### Stored data
---

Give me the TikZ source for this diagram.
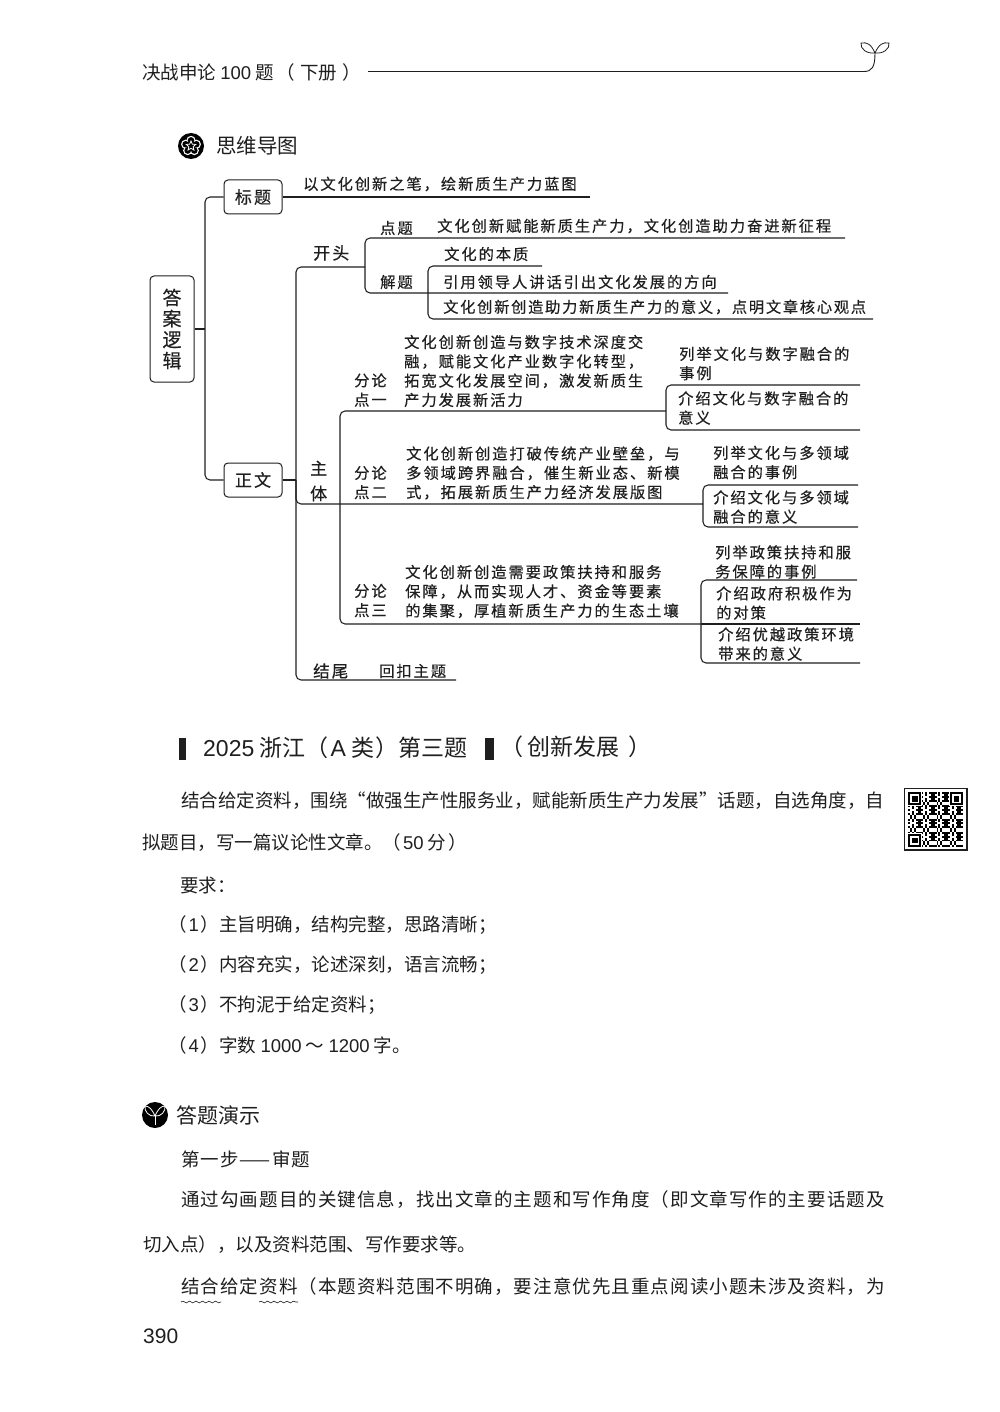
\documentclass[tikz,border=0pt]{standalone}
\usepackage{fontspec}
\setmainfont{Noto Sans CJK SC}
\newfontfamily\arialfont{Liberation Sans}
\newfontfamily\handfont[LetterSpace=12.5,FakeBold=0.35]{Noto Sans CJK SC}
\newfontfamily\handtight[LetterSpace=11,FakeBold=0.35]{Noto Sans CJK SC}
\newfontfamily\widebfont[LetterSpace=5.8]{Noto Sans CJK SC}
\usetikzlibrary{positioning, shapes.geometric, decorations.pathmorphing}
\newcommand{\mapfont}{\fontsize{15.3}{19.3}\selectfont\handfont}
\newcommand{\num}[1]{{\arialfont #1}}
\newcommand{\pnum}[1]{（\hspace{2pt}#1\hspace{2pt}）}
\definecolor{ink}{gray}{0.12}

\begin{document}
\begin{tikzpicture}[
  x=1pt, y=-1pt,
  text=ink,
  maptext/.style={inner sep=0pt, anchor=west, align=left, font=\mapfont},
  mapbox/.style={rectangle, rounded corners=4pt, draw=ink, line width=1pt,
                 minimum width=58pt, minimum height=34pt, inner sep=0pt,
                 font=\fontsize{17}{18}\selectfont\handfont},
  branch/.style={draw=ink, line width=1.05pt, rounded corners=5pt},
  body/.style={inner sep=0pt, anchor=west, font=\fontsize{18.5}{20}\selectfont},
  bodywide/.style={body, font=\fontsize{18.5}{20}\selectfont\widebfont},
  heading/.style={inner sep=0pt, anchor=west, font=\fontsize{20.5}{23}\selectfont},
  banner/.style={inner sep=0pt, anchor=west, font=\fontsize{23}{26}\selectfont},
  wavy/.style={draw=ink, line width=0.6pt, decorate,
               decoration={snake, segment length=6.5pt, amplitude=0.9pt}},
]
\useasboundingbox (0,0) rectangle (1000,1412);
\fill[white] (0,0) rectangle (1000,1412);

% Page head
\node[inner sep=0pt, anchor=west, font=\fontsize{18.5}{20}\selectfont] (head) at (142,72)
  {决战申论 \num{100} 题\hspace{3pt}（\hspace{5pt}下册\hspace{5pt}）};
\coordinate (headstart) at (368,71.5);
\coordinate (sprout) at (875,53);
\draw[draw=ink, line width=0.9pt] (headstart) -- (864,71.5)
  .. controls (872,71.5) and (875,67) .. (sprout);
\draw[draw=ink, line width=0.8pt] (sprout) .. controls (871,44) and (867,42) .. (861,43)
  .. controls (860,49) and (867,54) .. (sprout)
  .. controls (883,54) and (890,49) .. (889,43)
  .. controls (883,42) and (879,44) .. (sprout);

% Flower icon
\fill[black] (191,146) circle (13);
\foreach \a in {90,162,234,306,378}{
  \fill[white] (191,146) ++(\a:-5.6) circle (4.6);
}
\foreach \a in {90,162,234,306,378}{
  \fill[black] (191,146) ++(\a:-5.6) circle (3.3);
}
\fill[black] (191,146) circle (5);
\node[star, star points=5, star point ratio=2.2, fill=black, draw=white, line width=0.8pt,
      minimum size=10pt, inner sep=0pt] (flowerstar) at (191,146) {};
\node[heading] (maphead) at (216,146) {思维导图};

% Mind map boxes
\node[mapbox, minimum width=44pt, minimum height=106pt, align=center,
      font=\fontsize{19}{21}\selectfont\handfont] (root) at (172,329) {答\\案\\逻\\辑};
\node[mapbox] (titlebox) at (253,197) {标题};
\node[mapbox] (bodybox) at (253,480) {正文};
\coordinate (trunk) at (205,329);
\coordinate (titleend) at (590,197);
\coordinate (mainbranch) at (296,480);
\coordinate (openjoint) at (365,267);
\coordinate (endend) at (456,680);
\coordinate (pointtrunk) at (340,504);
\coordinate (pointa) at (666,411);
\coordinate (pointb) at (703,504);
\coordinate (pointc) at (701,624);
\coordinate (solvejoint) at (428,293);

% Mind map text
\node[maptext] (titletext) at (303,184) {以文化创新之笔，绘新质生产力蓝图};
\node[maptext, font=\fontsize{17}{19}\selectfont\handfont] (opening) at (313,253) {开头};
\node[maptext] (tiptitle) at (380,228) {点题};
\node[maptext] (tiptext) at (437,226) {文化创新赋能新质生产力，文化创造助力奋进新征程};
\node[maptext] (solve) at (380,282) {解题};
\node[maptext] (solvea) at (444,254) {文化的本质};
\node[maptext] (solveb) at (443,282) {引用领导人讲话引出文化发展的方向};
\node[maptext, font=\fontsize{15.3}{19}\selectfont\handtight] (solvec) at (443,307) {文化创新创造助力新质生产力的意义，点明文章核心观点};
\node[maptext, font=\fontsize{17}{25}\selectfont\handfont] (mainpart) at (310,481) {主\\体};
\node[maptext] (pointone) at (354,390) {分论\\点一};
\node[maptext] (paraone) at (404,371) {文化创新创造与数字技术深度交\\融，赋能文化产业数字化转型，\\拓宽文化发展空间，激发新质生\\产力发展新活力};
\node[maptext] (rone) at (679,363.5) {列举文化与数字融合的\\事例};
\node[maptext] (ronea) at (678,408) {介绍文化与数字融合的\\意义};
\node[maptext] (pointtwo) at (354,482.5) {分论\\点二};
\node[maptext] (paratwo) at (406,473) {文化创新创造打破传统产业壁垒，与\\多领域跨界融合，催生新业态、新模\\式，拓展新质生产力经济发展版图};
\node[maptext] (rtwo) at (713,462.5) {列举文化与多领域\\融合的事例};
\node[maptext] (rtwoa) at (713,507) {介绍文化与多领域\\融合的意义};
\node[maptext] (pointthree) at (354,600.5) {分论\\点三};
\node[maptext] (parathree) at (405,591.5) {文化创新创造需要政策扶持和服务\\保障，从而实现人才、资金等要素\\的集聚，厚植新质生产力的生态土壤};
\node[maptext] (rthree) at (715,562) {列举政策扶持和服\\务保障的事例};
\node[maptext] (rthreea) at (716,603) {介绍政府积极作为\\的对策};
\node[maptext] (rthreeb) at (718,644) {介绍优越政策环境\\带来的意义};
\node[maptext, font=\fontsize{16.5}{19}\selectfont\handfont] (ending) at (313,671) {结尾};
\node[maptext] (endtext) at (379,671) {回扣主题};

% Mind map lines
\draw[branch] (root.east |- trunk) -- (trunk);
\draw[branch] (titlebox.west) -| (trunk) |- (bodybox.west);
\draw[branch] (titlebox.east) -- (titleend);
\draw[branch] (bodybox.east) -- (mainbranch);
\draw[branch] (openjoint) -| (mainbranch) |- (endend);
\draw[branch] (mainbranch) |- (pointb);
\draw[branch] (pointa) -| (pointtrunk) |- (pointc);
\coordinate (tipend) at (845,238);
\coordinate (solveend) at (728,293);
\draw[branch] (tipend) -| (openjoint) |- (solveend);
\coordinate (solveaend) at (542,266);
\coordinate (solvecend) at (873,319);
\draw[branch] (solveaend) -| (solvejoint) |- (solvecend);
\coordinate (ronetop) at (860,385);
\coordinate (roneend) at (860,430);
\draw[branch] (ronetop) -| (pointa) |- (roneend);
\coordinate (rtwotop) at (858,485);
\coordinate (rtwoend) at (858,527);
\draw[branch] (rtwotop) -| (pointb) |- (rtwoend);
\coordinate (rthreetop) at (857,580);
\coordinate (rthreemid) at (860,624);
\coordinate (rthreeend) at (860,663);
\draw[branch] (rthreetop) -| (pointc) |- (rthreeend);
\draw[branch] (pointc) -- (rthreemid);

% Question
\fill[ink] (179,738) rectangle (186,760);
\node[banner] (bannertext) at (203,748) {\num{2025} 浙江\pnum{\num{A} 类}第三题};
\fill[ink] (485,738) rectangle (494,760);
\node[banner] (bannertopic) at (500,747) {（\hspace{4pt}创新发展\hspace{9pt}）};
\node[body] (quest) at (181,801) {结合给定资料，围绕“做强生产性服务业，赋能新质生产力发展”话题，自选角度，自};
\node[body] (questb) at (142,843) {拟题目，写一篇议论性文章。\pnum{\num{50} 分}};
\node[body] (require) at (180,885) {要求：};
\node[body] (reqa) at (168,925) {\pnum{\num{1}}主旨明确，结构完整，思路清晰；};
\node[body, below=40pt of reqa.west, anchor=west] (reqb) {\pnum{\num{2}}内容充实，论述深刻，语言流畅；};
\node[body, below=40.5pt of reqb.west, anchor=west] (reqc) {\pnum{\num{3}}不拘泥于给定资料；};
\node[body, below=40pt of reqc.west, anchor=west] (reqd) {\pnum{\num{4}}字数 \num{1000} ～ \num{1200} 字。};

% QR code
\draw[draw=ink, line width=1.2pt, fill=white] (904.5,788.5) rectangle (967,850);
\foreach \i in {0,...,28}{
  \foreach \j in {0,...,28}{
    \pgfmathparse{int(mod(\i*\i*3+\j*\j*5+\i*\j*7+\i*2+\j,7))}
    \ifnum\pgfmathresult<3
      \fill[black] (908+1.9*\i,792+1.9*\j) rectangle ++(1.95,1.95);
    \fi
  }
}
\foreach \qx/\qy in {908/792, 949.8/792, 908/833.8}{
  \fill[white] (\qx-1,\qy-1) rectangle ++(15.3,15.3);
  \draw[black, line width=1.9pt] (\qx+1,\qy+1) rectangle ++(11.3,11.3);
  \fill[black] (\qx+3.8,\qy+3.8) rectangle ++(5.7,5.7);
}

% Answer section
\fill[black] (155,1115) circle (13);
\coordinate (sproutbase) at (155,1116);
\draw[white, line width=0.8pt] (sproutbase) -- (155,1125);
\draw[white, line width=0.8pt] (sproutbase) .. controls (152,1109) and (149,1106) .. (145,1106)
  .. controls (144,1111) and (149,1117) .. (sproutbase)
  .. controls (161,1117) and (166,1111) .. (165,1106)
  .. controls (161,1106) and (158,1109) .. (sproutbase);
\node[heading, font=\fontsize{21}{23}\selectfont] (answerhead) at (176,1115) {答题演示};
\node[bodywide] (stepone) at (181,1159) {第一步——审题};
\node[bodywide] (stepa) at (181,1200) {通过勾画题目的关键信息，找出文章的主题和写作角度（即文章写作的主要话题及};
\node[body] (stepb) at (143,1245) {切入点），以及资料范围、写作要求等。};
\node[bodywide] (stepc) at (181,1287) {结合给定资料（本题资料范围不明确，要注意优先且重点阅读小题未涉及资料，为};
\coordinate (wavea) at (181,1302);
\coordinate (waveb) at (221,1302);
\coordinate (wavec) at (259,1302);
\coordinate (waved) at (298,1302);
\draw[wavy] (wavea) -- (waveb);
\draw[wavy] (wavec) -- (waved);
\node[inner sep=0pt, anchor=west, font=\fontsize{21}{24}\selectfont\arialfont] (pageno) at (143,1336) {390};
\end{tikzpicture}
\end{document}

---

### Problem to work on
Repeat the lines exactly as they stand, from the opening line of the data through the line with "(879,44) .. (sprout);". Pictures stay out of the copy.

### Reply to the task
Give me the TikZ source for this diagram.
\documentclass[tikz,border=0pt]{standalone}
\usepackage{fontspec}
\setmainfont{Noto Sans CJK SC}
\newfontfamily\arialfont{Liberation Sans}
\newfontfamily\handfont[LetterSpace=12.5,FakeBold=0.35]{Noto Sans CJK SC}
\newfontfamily\handtight[LetterSpace=11,FakeBold=0.35]{Noto Sans CJK SC}
\newfontfamily\widebfont[LetterSpace=5.8]{Noto Sans CJK SC}
\usetikzlibrary{positioning, shapes.geometric, decorations.pathmorphing}
\newcommand{\mapfont}{\fontsize{15.3}{19.3}\selectfont\handfont}
\newcommand{\num}[1]{{\arialfont #1}}
\newcommand{\pnum}[1]{（\hspace{2pt}#1\hspace{2pt}）}
\definecolor{ink}{gray}{0.12}

\begin{document}
\begin{tikzpicture}[
  x=1pt, y=-1pt,
  text=ink,
  maptext/.style={inner sep=0pt, anchor=west, align=left, font=\mapfont},
  mapbox/.style={rectangle, rounded corners=4pt, draw=ink, line width=1pt,
                 minimum width=58pt, minimum height=34pt, inner sep=0pt,
                 font=\fontsize{17}{18}\selectfont\handfont},
  branch/.style={draw=ink, line width=1.05pt, rounded corners=5pt},
  body/.style={inner sep=0pt, anchor=west, font=\fontsize{18.5}{20}\selectfont},
  bodywide/.style={body, font=\fontsize{18.5}{20}\selectfont\widebfont},
  heading/.style={inner sep=0pt, anchor=west, font=\fontsize{20.5}{23}\selectfont},
  banner/.style={inner sep=0pt, anchor=west, font=\fontsize{23}{26}\selectfont},
  wavy/.style={draw=ink, line width=0.6pt, decorate,
               decoration={snake, segment length=6.5pt, amplitude=0.9pt}},
]
\useasboundingbox (0,0) rectangle (1000,1412);
\fill[white] (0,0) rectangle (1000,1412);

% Page head
\node[inner sep=0pt, anchor=west, font=\fontsize{18.5}{20}\selectfont] (head) at (142,72)
  {决战申论 \num{100} 题\hspace{3pt}（\hspace{5pt}下册\hspace{5pt}）};
\coordinate (headstart) at (368,71.5);
\coordinate (sprout) at (875,53);
\draw[draw=ink, line width=0.9pt] (headstart) -- (864,71.5)
  .. controls (872,71.5) and (875,67) .. (sprout);
\draw[draw=ink, line width=0.8pt] (sprout) .. controls (871,44) and (867,42) .. (861,43)
  .. controls (860,49) and (867,54) .. (sprout)
  .. controls (883,54) and (890,49) .. (889,43)
  .. controls (883,42) and (879,44) .. (sprout);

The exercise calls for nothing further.